I love it because it's quick, it's easy, it allows me to keep up with some of my friends more quickly than I could otherwise, and it allows me to track the breaking news posted by several national television stations and newspapers.
Twitter also allows me to follow the goings-on of several politicians to find out what they're up to on a daily basis. Obviously, I would prefer that they pay attention to what's going on in the committee hearings and floor debates that they are so kindly tweeting about, but having worked for Congress for nearly ten years and being a political junkie, I appreciate being kept in the loop (or in my case, in the beltway).
One of the things I've loved about the past few days is that one of the folks I'm following, Senator John McCain, has been doing a daily top ten list of some of the more egregious examples of earmarks in the FY 2010 omnibus bill being debated this week in the Senate (he calls it his top ten list of porkiest projects). Yes, I will argue that there are some legitimate things in the bill that will prove important to a lot of people (chiefly, the funding to keep the government up and running). But folks, come on - really? Have you looked at this list? Some of the items McCain has pointed out (the numbers are his; the comments are mine) include:
- $632,000 for the Hungry Horse Project. Those are some mighty pricey oats.
- $59,000 for Dismal Swamp and Dismal Swamp Canal in Virginia. What could you possibly want to do to a swamp?
- $95,000 for the state of New Mexico to find a dental school location. Really? Do you really have to pay someone $95,000 to say, "That looks like a good spot?"
- $150,000 for lobster research. What's to research? They're delicious!

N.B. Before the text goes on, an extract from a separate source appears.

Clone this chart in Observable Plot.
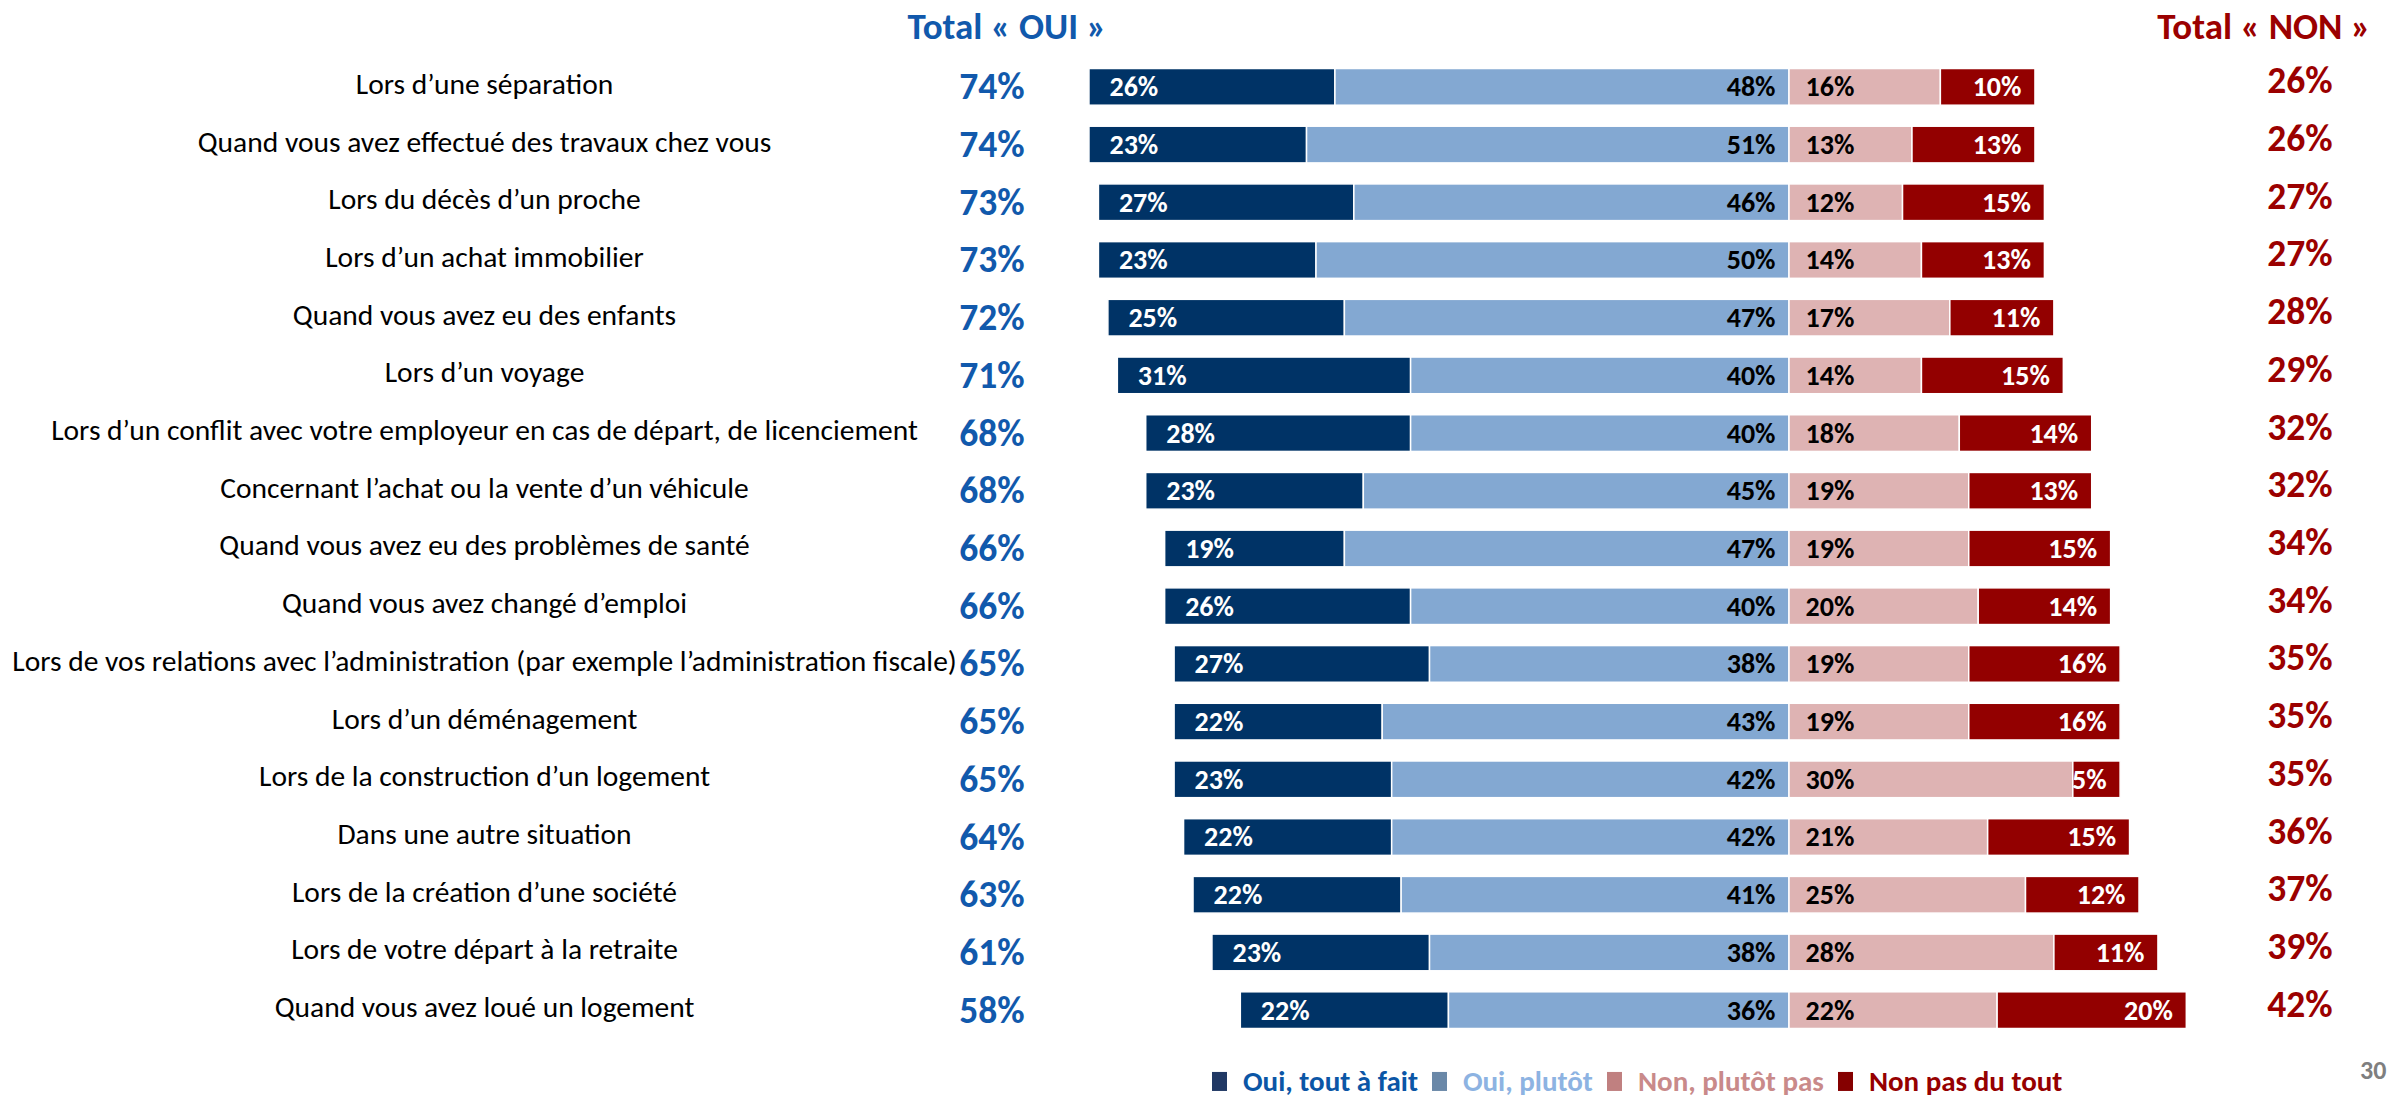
<!DOCTYPE html>
<html>
<head>
<meta charset="utf-8">
<script src="https://cdn.jsdelivr.net/npm/d3@7"></script>
<script src="https://cdn.jsdelivr.net/npm/@observablehq/plot@0.6"></script>
<style>
  html, body { margin: 0; padding: 0; background: #fff; }
  body { width: 2396px; height: 1095px; position: relative; overflow: hidden;
         font-family: Carlito, "Liberation Sans Narrow", "Open Sans", sans-serif; }
  #head { position: relative; height: 50px; }
  .hd { position: absolute; top: 26px; transform: translate(-50%, -50%); font-weight: bold; font-size: 37px; white-space: nowrap; }
  #legend { position: absolute; top: 1081px; left: 1212px; transform: translateY(-50%); display: flex; align-items: center; font-weight: bold; font-size: 29px; white-space: nowrap; line-height: 0.9; }
  #legend .sw { display: inline-block; width: 15px; height: 19px; margin-right: 16px; }
  #legend .it { display: flex; align-items: center; margin-right: 14px; }
  #pg { position: absolute; left: 2360px; top: 1054px; font-weight: bold; font-size: 26px; color: #7f7f7f; }
</style>
</head>
<body>
<div id="head"></div>
<div id="chart"></div>
<div id="legend"></div>
<div id="pg">30</div>
<script>
const categories = [
  "Lors d’une séparation",
  "Quand vous avez effectué des travaux chez vous",
  "Lors du décès d’un proche",
  "Lors d’un achat immobilier",
  "Quand vous avez eu des enfants",
  "Lors d’un voyage",
  "Lors d’un conflit avec votre employeur en cas de départ, de licenciement",
  "Concernant l’achat ou la vente d’un véhicule",
  "Quand vous avez eu des problèmes de santé",
  "Quand vous avez changé d’emploi",
  "Lors de vos relations avec l’administration (par exemple l’administration fiscale)",
  "Lors d’un déménagement",
  "Lors de la construction d’un logement",
  "Dans une autre situation",
  "Lors de la création d’une société",
  "Lors de votre départ à la retraite",
  "Quand vous avez loué un logement"
];
const ouiToutAFait = [26, 23, 27, 23, 25, 31, 28, 23, 19, 26, 27, 22, 23, 22, 22, 23, 22];
const ouiPlutot    = [48, 51, 46, 50, 47, 40, 40, 45, 47, 40, 38, 43, 42, 42, 41, 38, 36];
const nonPlutotPas = [16, 13, 12, 14, 17, 14, 18, 19, 19, 20, 19, 19, 30, 21, 25, 28, 22];
const nonPasDuTout = [10, 13, 15, 13, 11, 15, 14, 13, 15, 14, 16, 16,  5, 15, 12, 11, 20];
const totalOui = [74, 74, 73, 73, 72, 71, 68, 68, 66, 66, 65, 65, 65, 64, 63, 61, 58];
const totalNon = [26, 26, 27, 27, 28, 29, 32, 32, 34, 34, 35, 35, 35, 36, 37, 39, 42];
const seriesNames = ["Oui, tout à fait", "Oui, plutôt", "Non, plutôt pas", "Non pas du tout"];
const headers = ["Total « OUI »", "Total « NON »"];

const barColors = ["#003366", "#83A8D2", "#DEB3B3", "#930000"];
const legendSwatch = ["#203864", "#6A88A8", "#C08080", "#850000"];
const legendText = ["#0B56A6", "#8DB3E2", "#C98A8A", "#960000"];
const labelFill = ["white", "black", "black", "white"];
const ouiColor = "#1159AC";
const nonColor = "#9B0000";

// Build segments
const segs = [];
categories.forEach((cat, i) => {
  const a = ouiToutAFait[i], b = ouiPlutot[i], c = nonPlutotPas[i], d = nonPasDuTout[i];
  segs.push({cat, s: 0, x1: -(a + b), x2: -b, v: a});
  segs.push({cat, s: 1, x1: -b, x2: 0, v: b});
  segs.push({cat, s: 2, x1: 0, x2: c, v: c});
  segs.push({cat, s: 3, x1: c, x2: c + d, v: d});
});
const rows = categories.map((cat, i) => ({cat, oui: totalOui[i], non: totalNon[i]}));

const W = 2396;
const zeroPx = 1789, pxPerPct = 9.46;
const FONT = 'Carlito, "Liberation Sans Narrow", "Open Sans", sans-serif';

const seg = s => segs.filter(d => d.s === s);
const pct = d => d.v + "%";

const plot = Plot.plot({
  width: W,
  height: 999,
  marginLeft: 0, marginRight: 0, marginTop: 8, marginBottom: 10,
  style: {fontFamily: FONT, background: "white"},
  x: {domain: [-zeroPx / pxPerPct, (W - zeroPx) / pxPerPct], axis: null},
  y: {domain: categories, paddingInner: 0.364, paddingOuter: 0.182, round: false, axis: null},
  color: {domain: [0, 1, 2, 3], range: barColors, type: "ordinal"},
  marks: [
    Plot.barX(segs, {x1: "x1", x2: "x2", y: "cat", fill: d => d.s, stroke: "white", strokeWidth: 1.5}),
    Plot.text(seg(0), {x: "x1", y: "cat", text: pct, dx: 20, textAnchor: "start", fill: labelFill[0], fontWeight: "bold", fontSize: 28}),
    Plot.text(seg(1), {x: "x2", y: "cat", text: pct, dx: -14, textAnchor: "end", fill: labelFill[1], fontWeight: "bold", fontSize: 28}),
    Plot.text(seg(2), {x: "x1", y: "cat", text: pct, dx: 16, textAnchor: "start", fill: labelFill[2], fontWeight: "bold", fontSize: 28}),
    Plot.text(seg(3), {x: "x2", y: "cat", text: pct, dx: -14, textAnchor: "end", fill: labelFill[3], fontWeight: "bold", fontSize: 28}),
    Plot.text(rows, {y: "cat", text: "cat", frameAnchor: "left", dx: 484, dy: -3, textAnchor: "middle", fill: "black", fontSize: 29.5}),
    Plot.text(rows, {y: "cat", text: d => d.oui + "%", frameAnchor: "left", dx: 1024, textAnchor: "end", fill: ouiColor, fontWeight: "bold", fontSize: 37.5}),
    Plot.text(rows, {y: "cat", text: d => d.non + "%", frameAnchor: "right", dx: -64, dy: -6, textAnchor: "end", fill: nonColor, fontWeight: "bold", fontSize: 37.5})
  ]
});
document.getElementById("chart").appendChild(plot);

// Headers
const head = document.getElementById("head");
[[headers[0], 1007, ouiColor], [headers[1], 2264, nonColor]].forEach(([t, x, c]) => {
  const s = document.createElement("span");
  s.className = "hd"; s.textContent = t; s.style.left = x + "px"; s.style.color = c;
  head.appendChild(s);
});

// Legend
const leg = document.getElementById("legend");
seriesNames.forEach((n, i) => {
  const it = document.createElement("span"); it.className = "it";
  const sw = document.createElement("span"); sw.className = "sw"; sw.style.background = legendSwatch[i];
  const tx = document.createElement("span"); tx.textContent = n; tx.style.color = legendText[i];
  it.appendChild(sw); it.appendChild(tx); leg.appendChild(it);
});
</script>
</body>
</html>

- $950,000 for a Convention Center in Myrtle Beach, South Carolina. As much tourist traffic as Myrtle Beach draws, can't they afford to pay for their own convention center just with the revenue from the hotels and restaurants and other tourist spots?
- $118,750 for a building to house an aircraft display in Rantoul, Illinois. Isn't this called a hangar? Don't airports have hangars? Couldn't an area airport host the display?
- $380,000 for a recreation and fairground area in Kotzebue, Alaska. Okay, I just had to look this up, since I had never heard of the place - the total population is 3,237. And it's in Alaska; isn't the entire state a recreation area?
- $190,000 to build a Living Science Museum in New Orleans, Louisiana. The living science of what, Mardi Gras?
Change, transparency, reform; I seem to recall hearing these three words quite a bit from both sides of the aisle. I haven't really seen much change or reform to this point, and despite the assertions of many to the contrary, I don't expect to see many changes in the future.